Guidance on persistence storage and working with databases

Hi,

I was wondering if there is any guidance on how to store/maintain the data inside a database. Just keep storing every update as a separate record will make the database huge. Is there a guide on how to efficiently store the data inside a database while keeping some history e.g last 7 days and combining the updates that happened in the past?

I know I could use mergeUpdates but how do I merge these updates that happened in the past?

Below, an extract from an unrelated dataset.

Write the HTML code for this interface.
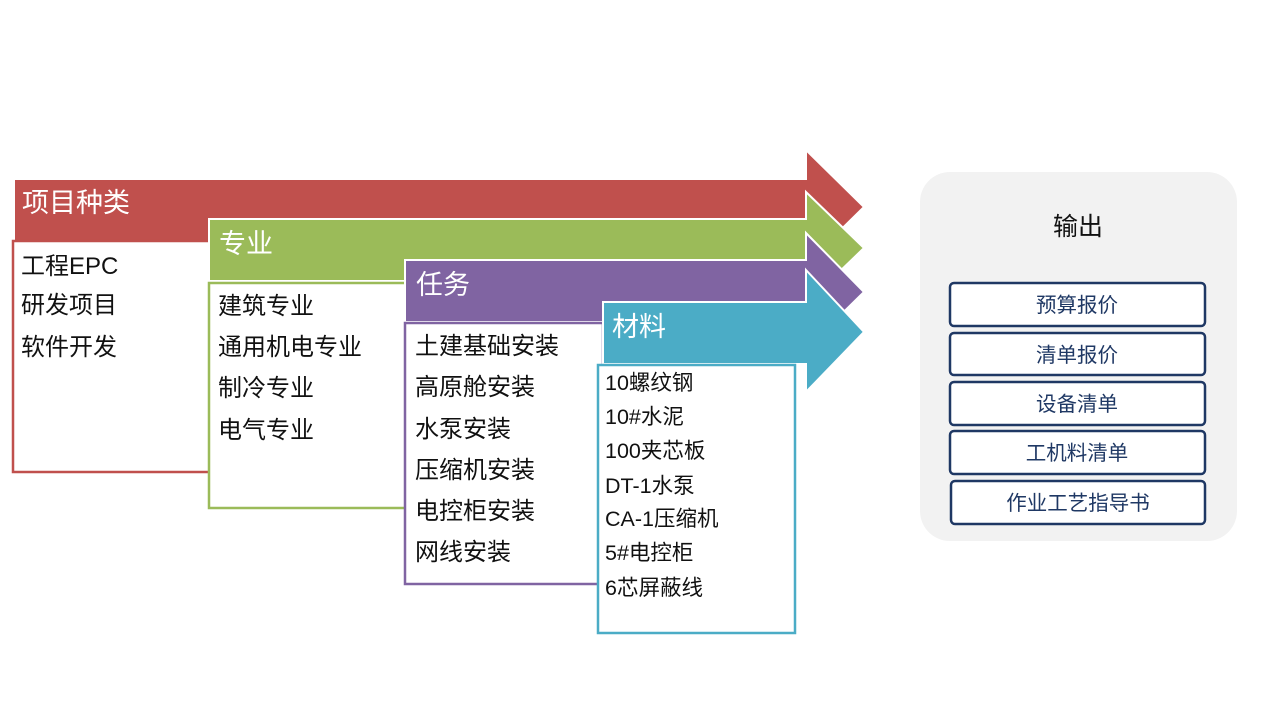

Any examples of implementation or pseudo code will be greatly appreciated.

1 Like

I haven’t gotten around implementing my version but basically you’d store the history as updates to say Redis or to disk, like RocksDB. But, and here’s the difficult part, you want to also keep the materialized doc also as JSON blob in your say Postgres as the final source of truth.

So you keep using Redis/RocksDB for storing the updates but after certain timeout, maybe a week a day or whatever, you want to toJSON the Y.Doc with the latest updates, save it to Postgres and discard the updates. Which works pretty ok as the next time you can just fetch the doc from Postgres and use encodeStateAsUpdate to apply it to the empty Y.Doc.

Problem only arises if users still have had their tab open for that week (or you just support offline edits) and when they start editing again, their history clashes with the now erased history. Basically I think you have to make your own resolution of the conflicts in that case. Maybe use a separate sync step to figure out if the history was wiped. Then either use encodeStateAsUpdate client-side and apply it to the doc, erasing the client’s old doc and then syncing it as usual. Or just directly discard the client’s version and suppose it was their fault not syncing up before going offline (if client’s history contains unsaved edits). I wouldn’t discard server’s version and follow client’s version unless the doc has been specifically edited by only one user.

Maybe that helps.

@websiddu you can check out this repo GitHub - kapv89/yjs-scalable-ws-backend

This is a great question. With Y.js and similar libraries, there is a balance you have to strike in Y.js. How long do you wish to allow users to work offline? This time duration is what really matters. If you set to 24 hours, then your system would reject changes beyond 24 hours, and then you can safely discard history older than 24 hours.

If you want to allow users to work offline indefinitely, then you can never wipe history without resolving conflicts manually.